TASK DIRECTIONS: Reproduce the listing below from the line with "Output the LaTeX" to the line with "width=153pt, minimum height=82pt]", both lines included, character for character, minus any pictures.

WORKING DATA:
★ ★ ★ ★ ★ ★ ★

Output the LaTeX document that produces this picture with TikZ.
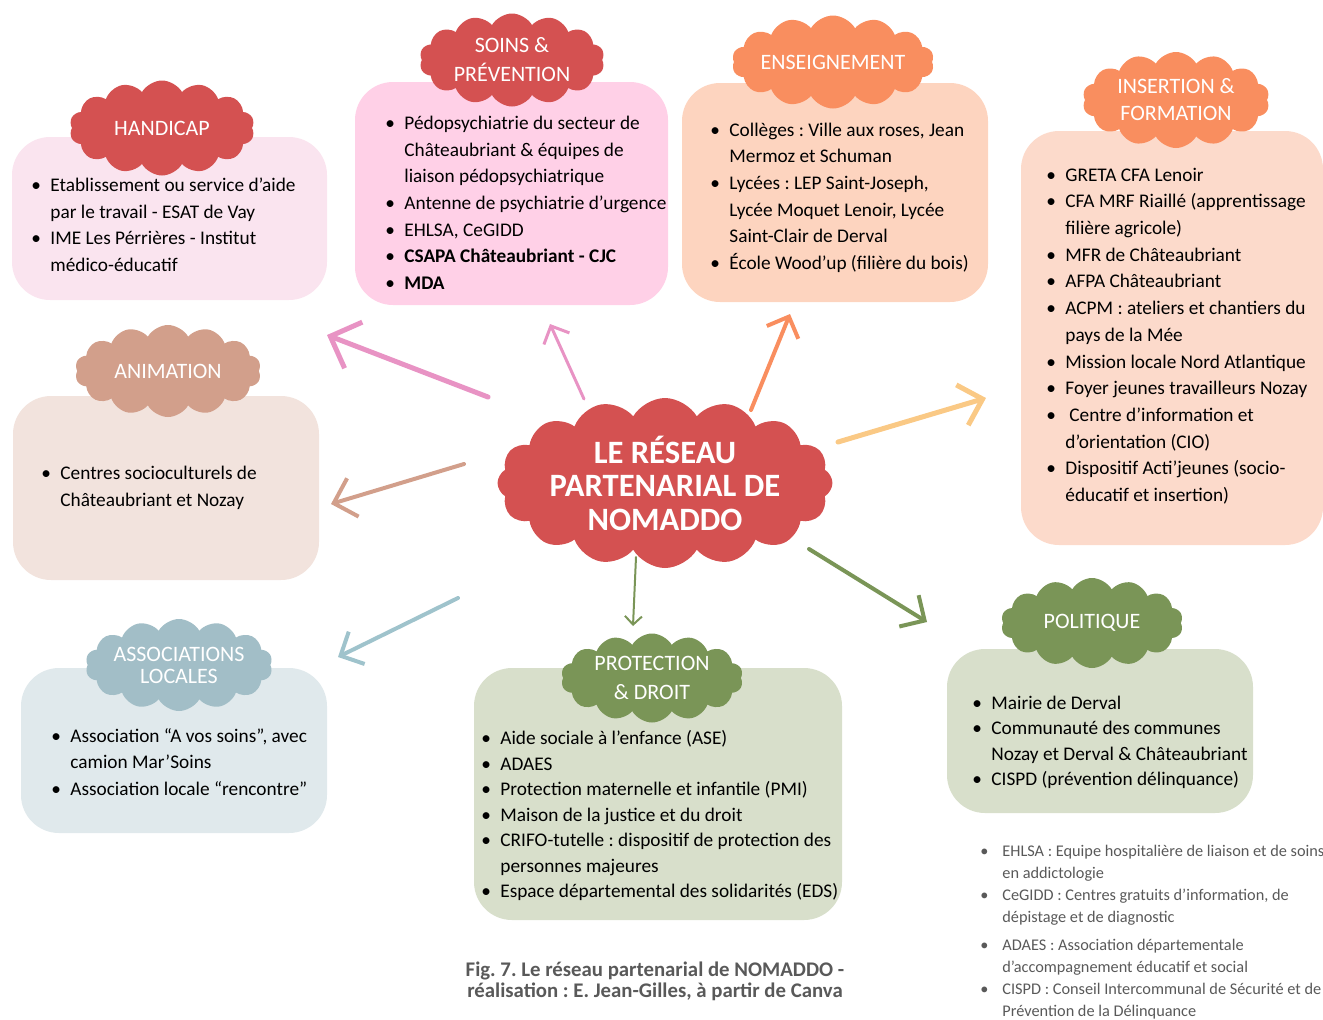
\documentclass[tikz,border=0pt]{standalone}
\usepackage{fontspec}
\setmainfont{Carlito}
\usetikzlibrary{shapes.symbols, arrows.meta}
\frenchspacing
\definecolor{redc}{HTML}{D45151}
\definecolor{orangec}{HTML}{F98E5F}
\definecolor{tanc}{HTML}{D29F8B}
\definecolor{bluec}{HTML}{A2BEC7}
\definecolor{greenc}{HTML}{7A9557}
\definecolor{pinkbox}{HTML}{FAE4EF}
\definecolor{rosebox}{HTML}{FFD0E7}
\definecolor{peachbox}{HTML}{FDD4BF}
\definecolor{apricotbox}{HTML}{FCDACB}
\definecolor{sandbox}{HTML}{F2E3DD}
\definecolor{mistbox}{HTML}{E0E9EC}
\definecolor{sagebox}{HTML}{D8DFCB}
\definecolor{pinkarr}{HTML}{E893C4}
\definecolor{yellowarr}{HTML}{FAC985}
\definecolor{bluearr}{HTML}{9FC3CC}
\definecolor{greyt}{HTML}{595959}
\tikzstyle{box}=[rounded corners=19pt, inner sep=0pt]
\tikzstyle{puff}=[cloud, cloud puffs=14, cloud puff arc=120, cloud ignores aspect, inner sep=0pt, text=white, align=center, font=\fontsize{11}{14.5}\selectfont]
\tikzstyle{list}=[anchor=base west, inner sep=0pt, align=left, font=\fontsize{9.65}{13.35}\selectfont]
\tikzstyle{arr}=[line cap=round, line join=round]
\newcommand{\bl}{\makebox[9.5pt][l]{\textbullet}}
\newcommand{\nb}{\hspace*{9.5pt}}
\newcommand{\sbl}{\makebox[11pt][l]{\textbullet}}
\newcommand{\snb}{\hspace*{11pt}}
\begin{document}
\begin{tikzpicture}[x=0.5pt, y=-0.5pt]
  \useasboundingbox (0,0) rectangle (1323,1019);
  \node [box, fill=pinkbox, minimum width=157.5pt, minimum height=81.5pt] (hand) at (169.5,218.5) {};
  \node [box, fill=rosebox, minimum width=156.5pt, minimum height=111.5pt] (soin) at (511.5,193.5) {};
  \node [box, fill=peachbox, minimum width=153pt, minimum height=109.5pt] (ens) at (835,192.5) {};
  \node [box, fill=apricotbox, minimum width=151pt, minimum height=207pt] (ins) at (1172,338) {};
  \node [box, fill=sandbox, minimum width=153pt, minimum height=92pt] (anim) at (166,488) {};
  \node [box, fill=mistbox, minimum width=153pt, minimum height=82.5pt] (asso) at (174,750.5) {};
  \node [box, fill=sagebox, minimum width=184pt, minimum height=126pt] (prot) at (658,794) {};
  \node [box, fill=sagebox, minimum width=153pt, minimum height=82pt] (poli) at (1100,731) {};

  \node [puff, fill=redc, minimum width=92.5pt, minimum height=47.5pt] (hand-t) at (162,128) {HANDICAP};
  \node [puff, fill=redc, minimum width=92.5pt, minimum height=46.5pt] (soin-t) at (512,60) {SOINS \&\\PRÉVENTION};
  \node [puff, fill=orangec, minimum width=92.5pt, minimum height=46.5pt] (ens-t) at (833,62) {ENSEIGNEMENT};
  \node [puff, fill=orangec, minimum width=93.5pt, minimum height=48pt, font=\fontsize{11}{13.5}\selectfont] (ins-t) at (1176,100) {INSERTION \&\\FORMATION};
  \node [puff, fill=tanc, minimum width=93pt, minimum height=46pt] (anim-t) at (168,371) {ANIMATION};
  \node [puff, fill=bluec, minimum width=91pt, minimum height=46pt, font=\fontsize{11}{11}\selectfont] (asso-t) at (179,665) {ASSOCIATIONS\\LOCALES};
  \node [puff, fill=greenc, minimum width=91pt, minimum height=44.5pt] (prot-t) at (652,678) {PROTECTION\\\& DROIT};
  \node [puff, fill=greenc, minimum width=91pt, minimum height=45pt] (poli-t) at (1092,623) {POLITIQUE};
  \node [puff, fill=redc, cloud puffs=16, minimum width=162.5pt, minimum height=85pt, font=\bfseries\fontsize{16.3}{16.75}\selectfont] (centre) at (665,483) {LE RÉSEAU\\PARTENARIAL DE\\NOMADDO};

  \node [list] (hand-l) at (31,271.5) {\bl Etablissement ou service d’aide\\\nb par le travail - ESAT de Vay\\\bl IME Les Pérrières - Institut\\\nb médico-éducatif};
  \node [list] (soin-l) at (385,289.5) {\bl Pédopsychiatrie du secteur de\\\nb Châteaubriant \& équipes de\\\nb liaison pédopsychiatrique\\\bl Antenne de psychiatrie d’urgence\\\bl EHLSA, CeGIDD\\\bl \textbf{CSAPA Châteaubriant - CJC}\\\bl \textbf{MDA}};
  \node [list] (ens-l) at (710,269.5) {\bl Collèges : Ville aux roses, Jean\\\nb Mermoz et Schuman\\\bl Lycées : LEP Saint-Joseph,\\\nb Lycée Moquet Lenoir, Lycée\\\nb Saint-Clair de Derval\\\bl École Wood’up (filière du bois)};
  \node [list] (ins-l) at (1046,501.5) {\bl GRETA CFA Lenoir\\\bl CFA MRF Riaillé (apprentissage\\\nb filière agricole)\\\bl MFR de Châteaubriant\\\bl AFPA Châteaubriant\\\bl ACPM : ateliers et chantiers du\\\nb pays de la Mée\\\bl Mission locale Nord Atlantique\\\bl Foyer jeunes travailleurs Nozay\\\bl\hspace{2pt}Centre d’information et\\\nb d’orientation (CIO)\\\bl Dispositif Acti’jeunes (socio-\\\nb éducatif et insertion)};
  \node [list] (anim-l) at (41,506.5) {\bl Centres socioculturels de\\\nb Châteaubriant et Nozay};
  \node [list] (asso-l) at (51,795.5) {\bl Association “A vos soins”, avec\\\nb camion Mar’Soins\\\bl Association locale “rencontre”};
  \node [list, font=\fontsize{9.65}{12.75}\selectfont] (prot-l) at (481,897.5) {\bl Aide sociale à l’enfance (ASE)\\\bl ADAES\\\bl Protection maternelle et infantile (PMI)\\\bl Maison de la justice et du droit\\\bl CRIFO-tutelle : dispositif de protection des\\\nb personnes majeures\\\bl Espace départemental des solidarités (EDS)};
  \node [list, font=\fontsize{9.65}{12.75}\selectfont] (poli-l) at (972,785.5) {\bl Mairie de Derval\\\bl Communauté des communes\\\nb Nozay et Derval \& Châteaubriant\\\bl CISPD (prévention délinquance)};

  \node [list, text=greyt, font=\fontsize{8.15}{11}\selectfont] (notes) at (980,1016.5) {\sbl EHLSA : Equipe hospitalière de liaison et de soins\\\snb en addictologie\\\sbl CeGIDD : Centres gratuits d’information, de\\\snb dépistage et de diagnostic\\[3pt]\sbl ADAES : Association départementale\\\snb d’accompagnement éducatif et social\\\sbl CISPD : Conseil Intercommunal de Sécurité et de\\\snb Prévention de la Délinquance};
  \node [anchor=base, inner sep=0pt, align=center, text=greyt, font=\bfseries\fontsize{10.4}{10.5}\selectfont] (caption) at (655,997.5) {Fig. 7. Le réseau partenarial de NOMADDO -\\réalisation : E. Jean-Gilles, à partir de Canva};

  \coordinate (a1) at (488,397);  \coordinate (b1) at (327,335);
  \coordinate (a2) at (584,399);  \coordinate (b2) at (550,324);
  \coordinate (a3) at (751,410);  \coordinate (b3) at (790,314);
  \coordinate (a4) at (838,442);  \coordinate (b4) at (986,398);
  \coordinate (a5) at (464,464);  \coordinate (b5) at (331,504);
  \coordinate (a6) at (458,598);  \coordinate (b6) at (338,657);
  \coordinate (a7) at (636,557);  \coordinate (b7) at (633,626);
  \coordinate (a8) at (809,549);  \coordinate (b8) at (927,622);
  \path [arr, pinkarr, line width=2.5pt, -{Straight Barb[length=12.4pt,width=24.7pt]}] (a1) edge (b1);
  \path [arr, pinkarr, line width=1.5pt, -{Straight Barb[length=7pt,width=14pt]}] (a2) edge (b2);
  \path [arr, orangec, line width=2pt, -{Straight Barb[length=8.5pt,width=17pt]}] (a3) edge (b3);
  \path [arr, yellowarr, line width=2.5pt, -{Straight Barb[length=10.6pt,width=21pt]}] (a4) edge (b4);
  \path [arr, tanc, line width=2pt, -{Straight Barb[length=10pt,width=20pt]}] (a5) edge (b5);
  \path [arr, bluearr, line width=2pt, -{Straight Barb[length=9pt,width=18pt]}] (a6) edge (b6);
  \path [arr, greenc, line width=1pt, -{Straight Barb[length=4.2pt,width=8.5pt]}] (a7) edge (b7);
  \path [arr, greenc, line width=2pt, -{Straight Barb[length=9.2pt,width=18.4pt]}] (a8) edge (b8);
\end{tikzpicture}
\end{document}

★ ★ ★ ★ ★ ★ ★

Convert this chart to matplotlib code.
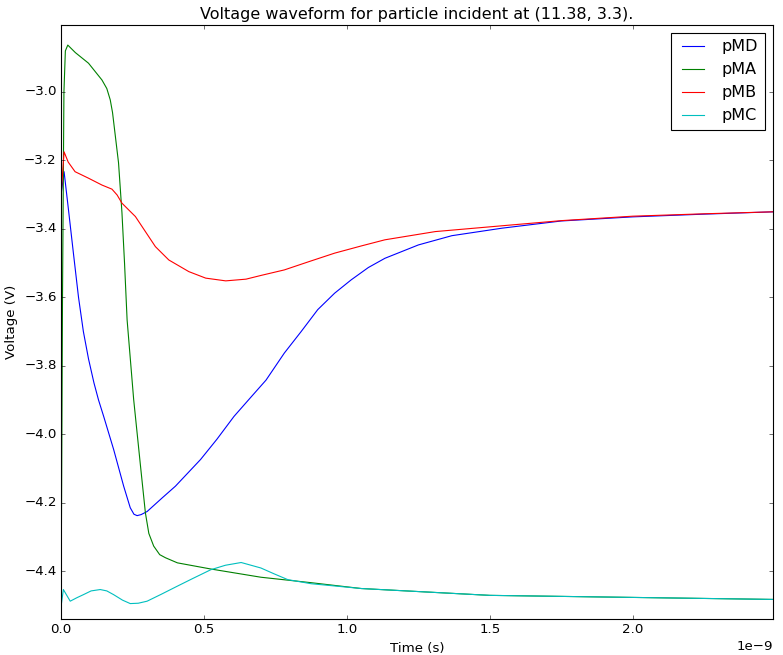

★ ★ ★ ★ ★ ★ ★

CORRECT RESULT:
Output the LaTeX document that produces this picture with TikZ.
\documentclass[tikz,border=0pt]{standalone}
\usepackage{fontspec}
\setmainfont{Carlito}
\usetikzlibrary{shapes.symbols, arrows.meta}
\frenchspacing
\definecolor{redc}{HTML}{D45151}
\definecolor{orangec}{HTML}{F98E5F}
\definecolor{tanc}{HTML}{D29F8B}
\definecolor{bluec}{HTML}{A2BEC7}
\definecolor{greenc}{HTML}{7A9557}
\definecolor{pinkbox}{HTML}{FAE4EF}
\definecolor{rosebox}{HTML}{FFD0E7}
\definecolor{peachbox}{HTML}{FDD4BF}
\definecolor{apricotbox}{HTML}{FCDACB}
\definecolor{sandbox}{HTML}{F2E3DD}
\definecolor{mistbox}{HTML}{E0E9EC}
\definecolor{sagebox}{HTML}{D8DFCB}
\definecolor{pinkarr}{HTML}{E893C4}
\definecolor{yellowarr}{HTML}{FAC985}
\definecolor{bluearr}{HTML}{9FC3CC}
\definecolor{greyt}{HTML}{595959}
\tikzstyle{box}=[rounded corners=19pt, inner sep=0pt]
\tikzstyle{puff}=[cloud, cloud puffs=14, cloud puff arc=120, cloud ignores aspect, inner sep=0pt, text=white, align=center, font=\fontsize{11}{14.5}\selectfont]
\tikzstyle{list}=[anchor=base west, inner sep=0pt, align=left, font=\fontsize{9.65}{13.35}\selectfont]
\tikzstyle{arr}=[line cap=round, line join=round]
\newcommand{\bl}{\makebox[9.5pt][l]{\textbullet}}
\newcommand{\nb}{\hspace*{9.5pt}}
\newcommand{\sbl}{\makebox[11pt][l]{\textbullet}}
\newcommand{\snb}{\hspace*{11pt}}
\begin{document}
\begin{tikzpicture}[x=0.5pt, y=-0.5pt]
  \useasboundingbox (0,0) rectangle (1323,1019);
  \node [box, fill=pinkbox, minimum width=157.5pt, minimum height=81.5pt] (hand) at (169.5,218.5) {};
  \node [box, fill=rosebox, minimum width=156.5pt, minimum height=111.5pt] (soin) at (511.5,193.5) {};
  \node [box, fill=peachbox, minimum width=153pt, minimum height=109.5pt] (ens) at (835,192.5) {};
  \node [box, fill=apricotbox, minimum width=151pt, minimum height=207pt] (ins) at (1172,338) {};
  \node [box, fill=sandbox, minimum width=153pt, minimum height=92pt] (anim) at (166,488) {};
  \node [box, fill=mistbox, minimum width=153pt, minimum height=82.5pt] (asso) at (174,750.5) {};
  \node [box, fill=sagebox, minimum width=184pt, minimum height=126pt] (prot) at (658,794) {};
  \node [box, fill=sagebox, minimum width=153pt, minimum height=82pt] (poli) at (1100,731) {};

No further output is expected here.